Live album by Jimmy Lyons and Andrew Cyrille
- Released: 1991
- Recorded: May 15, 1982
- Venue: IMPROVCO concert, Allentown, Pennsylvania
- Genre: Jazz
- Length: 49:38
- Label: Black Saint 120 130-1
- Producer: Giovanni Bonandrini

Jimmy Lyons chronology
| Something in Return (1988) | Burnt Offering (1991) | Wee Sneezawee (1983) |

Andrew Cyrille chronology
| Irène Schweizer & Andrew Cyrille (1989) | Burnt Offering (1991) | Galaxies (1991) |

= Burnt Offering (album) =

Burnt Offering is a live album by American jazz saxophonist Jimmy Lyons and American jazz drummer Andrew Cyrille. It was recorded in May 1982 in Allentown, Pennsylvania, and released by the Black Saint label in 1991.

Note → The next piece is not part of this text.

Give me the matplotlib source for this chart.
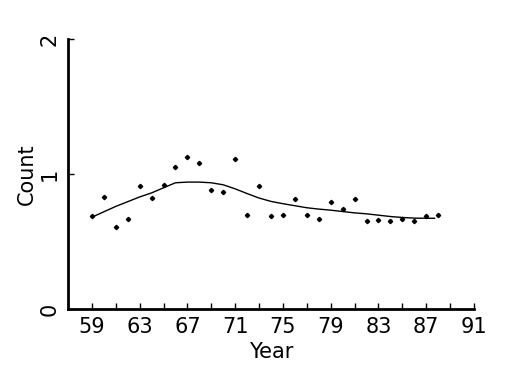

In an interview for JazzTimes, when asked about the recording, Cyrille stated: "Jimmy was coming out of Charlie Parker. He sounds almost exactly like Charlie Parker in tone. And I was coming out of Max and Roy Haynes and what all those guys had done with Bird too, see, because I was really into all that."

==Reception==

The AllMusic review awarded the album 4 stars.

The authors of The Penguin Guide to Jazz awarded the album 3½ stars, and wrote: "Among the most fruitful encounters of Lyons's sadly under-documented career were his duos with Cyrille, a fellow-alumnus of Cecil Taylor Academy. Cyrille is a one-man orchestra, conjuring layered energies... 'Exotique'... is a wonderfully structured and emotionally committed performance... superb examples of two masters in flight."

Writing for Audiophile Audition, Doug Simpson commented: "Throughout the 48 minutes, Lyons blows nimble, sometimes slashing notes, knotty phrases, and now and then steps out to yield space for Cyrille's percussive lashes... 'Popp-A' is brash and budges with staccato bursts of sax and drums... 'Exotique' has an Asiatic percussive trait, while Lyons' themes are relatively more harmonious than the rest of the set list. The concert's apex is the almost 24-minute title track where Lyons and Cyrille prod each other, commingle percussive elements, and Lyons intermittently slips in refrains which mirror conventional jazz choruses, while accommodating an articulate inventiveness."

Professional ratings
Review scores
| Source | Rating |
| AllMusic |  |
| The Penguin Guide to Jazz |  |
| Tom Hull – on the Web | B |
| The Rolling Stone Jazz & Blues Album Guide |  |

==Track listing==
1. "Popp-A" (Andrew Cyrille) – 15:03
2. "Exotique" (Andrew Cyrille) – 9:47
3. "Burnt Offering" (Jimmy Lyons) – 23:48

- Recorded at an IMPROVCO concert, Allentown, PA on May 15, 1982.